Son söyleyeceğimi, genel izlenimimi kestirmeden söyleyeyim:
Mahmud Abbas, bütün “oyun planı”nı Hamas’ı “ekarte etmek” üzerine kurmuş.
*** *** ***
Filistin hükümetini oluşturan ve Filistin Parlamentosu’nun çoğunluğunu elinde tutan ama barış sürecine yani İsrail ile görüşmelere devam için zorunlu kılınan “üç uluslararası meşruiyet şartı”na yanaşmadığı için sıkıntı yaşayan Hamas’la bir yandan “ulusal birlik hükümeti” kurma amacıyla görüşüyor; diğer yandan da bunu yaparken, Hamas’ı devre dışı bırakacak bir stratejiyi –anlaşılabildiği kadarıyla- Rice ile, yani ABD ile kurgulayarak yol almaya bakıyor.
“Üç uluslararası meşruiyet” şartı, malum, 1) İsrail’i tanımak; 2) FKÖ ile İsrail arasında daha önce yapılmış olan anlaşmaların geçerliliğini kabul etmek ve 3) Şiddete başvurmaktan vazgeçmek. Mahmud Abbas, bu “şartları” kabullenmiş olduğu için, gerek ABD’nin ve gerekse İsrail’in ve hatta Arap ülkeleri ile “uluslararası camia”nın “zımni” desteğine sahip.
Ancak, Filistin halkı zemininde kendi tabanını sağlama alabilmesi ve örgütü Fetih’in Hamas’ı alt edebilmesi için, halkına somut imkanlar sağlaması ve barış sürecini harekete geçirebilmesi lazım. Bir yıl önceki Filistin seçimlerinde Hamas yüzde 43, Fetih, yüzde 41 oy almış ama bizimkine benzer seçim sistemi sayesinde, 128 sandalyeli Filistin Parlamentosu’nda Hamas, 72 milletvekili elde etmişti.
Şu an Filistin halkı, Hamas ile Fetih arasında, yüzde 50-50 bölünmüş durumda ve Gazze, taraflar arasında “iç savaş” benzeri bir çatışmanın sahnesi halinde.
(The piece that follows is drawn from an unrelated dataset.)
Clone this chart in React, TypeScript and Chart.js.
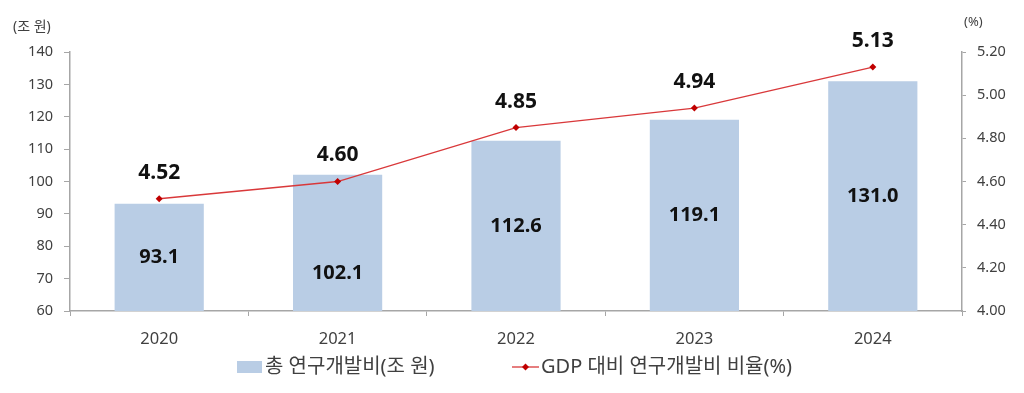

Mahmud Abbas, Rice ile görüşmesinden belirgin ölçüde memnun. Bir ay içinde, “barış süreci”nin başlayacağını ve bir “bağımsız Filistin devleti”nin kurulmasına gidecek “nihai statü”nün görüşülmeye başlanacağı kanısında. Nitekim, bir ay içinde Rice-Abbas-Olmert arasında üçlü görüşmelerin başlayacağı ilan edildi. Amerika’nın yeni Ortadoğu açılımının ilk adımı, Filistin-İsrail barış müzakerelerini canlandırmak oluyor.
Peki, Hamas’la kurulacak bir “ulusal birlik hükümeti” ihtimali?
Filistin Devlet Başkanı, bu sorumuza, “Bunun barış süreci ile ilgisi yok. Eğer, kurulursa ne ala. Kurulmazsa, müzakereleri yürütmekten sorumlu olan benim. Varılacak sonuç ise Filistin Ulusal Konseyi’nde (FKÖ’nün parlamentosu) –dikkat Hamas’ın çoğunlukta bulunduğu Filistin Yasama Meclisi, yani Filistin Parlamentosu değil- veya referandumda karara bağlanacak” karşılığını veriyor.
Ya, Hamas’ın “hükümet darbesi” diye nitelediği “erken seçim” çağrısı?
Mahmud Abbas, buna ise, “Eğer ulusal birlik hükümeti kurulursa gerek kalmaz. Yoksa, yürürlüğe koyarım” cevabıyla, bir anlamda, Hamas’ı “ölümlerden ölüm beğen” türü tercihlere zorlayacak ve ABD’nin onayını almış “stratejisi”nin ipuçlarını veriyor.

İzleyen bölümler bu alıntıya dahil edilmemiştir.